## REQUIRED TASK
Pictures stay out. Extract the lines below from the first one through the line with "import matplotlib.pyplot as plt", both included.
-- start SUPPLIED MATERIAL --
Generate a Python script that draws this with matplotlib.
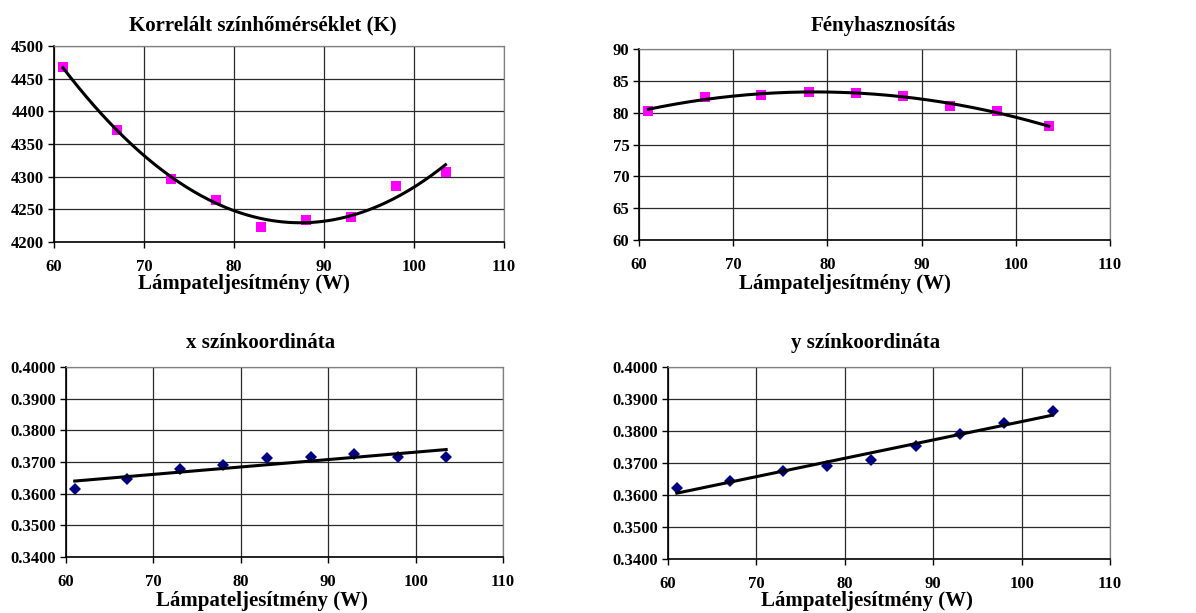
import numpy as np
import matplotlib
matplotlib.use("Agg")
import matplotlib.pyplot as plt

# ---- data ----
power_w = [61, 67, 73, 78, 83, 88, 93, 98, 103.5]
cct_k = [4468, 4372, 4297, 4264, 4223, 4233, 4239, 4286, 4307]
efficacy = [80.3, 82.5, 82.8, 83.3, 83.1, 82.6, 81.05, 80.2, 77.9]
x_coord = [0.3616, 0.3647, 0.3677, 0.3692, 0.3712, 0.3716, 0.3725, 0.3715, 0.3716]
y_coord = [0.3621, 0.3645, 0.3675, 0.3690, 0.3709, 0.3754, 0.3792, 0.3826, 0.3861]

titles = ["Korrelált színhőmérséklet (K)", "Fényhasznosítás",
          "x színkoordináta", "y színkoordináta"]
xlabel = "Lámpateljesítmény (W)"

W, H = 1196, 613
fig = plt.figure(figsize=(W / 100, H / 100), dpi=100)
plt.rcParams['font.family'] = ['Liberation Serif', 'DejaVu Serif']
plt.rcParams['font.weight'] = 'bold'

def box(l, t, r, b):
    return [l / W, 1 - b / H, (r - l) / W, (b - t) / H]

panels = [
    dict(rect=box(54, 46, 504, 242), y=cct_k, deg=2, ylim=(4200, 4500), yticks=np.arange(4200, 4501, 50),
         fmt="{:.0f}", marker='s', mc='#FF00FF', ms=7, title_xy=(263, 25), xl_xy=(244, 284)),
    dict(rect=box(639, 49, 1110, 240), y=efficacy, deg=2, ylim=(60, 90), yticks=np.arange(60, 91, 5),
         fmt="{:.0f}", marker='s', mc='#FF00FF', ms=7, title_xy=(883, 26), xl_xy=(845, 284)),
    dict(rect=box(66, 367, 503, 557), y=x_coord, deg=1, ylim=(0.34, 0.40), yticks=np.linspace(0.34, 0.40, 7),
         fmt="{:.4f}", marker='D', mc='#000080', ms=6.5, title_xy=(261, 343), xl_xy=(262, 601)),
    dict(rect=box(668, 367, 1110, 559), y=y_coord, deg=1, ylim=(0.34, 0.40), yticks=np.linspace(0.34, 0.40, 7),
         fmt="{:.4f}", marker='D', mc='#000080', ms=6.5, title_xy=(866, 343), xl_xy=(867, 601)),
]

xs = np.array(power_w)
for p, title in zip(panels, titles):
    ax = fig.add_axes(p['rect'])
    ys = np.array(p['y'])
    coef = np.polyfit(xs, ys, p['deg'])
    xf = np.linspace(xs.min(), xs.max(), 200)
    ax.plot(xs, ys, linestyle='none', marker=p['marker'], color=p['mc'],
            markersize=p['ms'], markeredgewidth=0, zorder=3)
    ax.plot(xf, np.polyval(coef, xf), color='black', lw=2.2, zorder=4)
    ax.set_xlim(60, 110)
    ax.set_ylim(*p['ylim'])
    ax.set_xticks(np.arange(60, 111, 10))
    ax.set_yticks(p['yticks'])
    ax.set_yticklabels([p['fmt'].format(v) for v in p['yticks']])
    ax.grid(True, color='#2a2a2a', lw=0.9)
    ax.set_axisbelow(True)
    for s in ['top', 'right']:
        ax.spines[s].set_color('#808080')
        ax.spines[s].set_linewidth(0.9)
    for s in ['left', 'bottom']:
        ax.spines[s].set_color('black')
        ax.spines[s].set_linewidth(1.2)
    ax.tick_params(axis='both', direction='out', length=4, width=1, labelsize=12, colors='black')
    ax.tick_params(axis='x', pad=8)
    ax.tick_params(axis='y', pad=3)
    for lab in ax.get_xticklabels() + ax.get_yticklabels():
        lab.set_fontweight('bold')
    tx, ty = p['title_xy']
    fig.text(tx / W, 1 - ty / H, title, ha='center', va='center', fontsize=15, fontweight='bold')
    lx, ly = p['xl_xy']
    fig.text(lx / W, 1 - ly / H, xlabel, ha='center', va='center', fontsize=15, fontweight='bold')

fig.savefig("out.png", dpi=100)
-- end SUPPLIED MATERIAL --
## ANSWER FOR THE TASK
Generate a Python script that draws this with matplotlib.
import numpy as np
import matplotlib
matplotlib.use("Agg")
import matplotlib.pyplot as plt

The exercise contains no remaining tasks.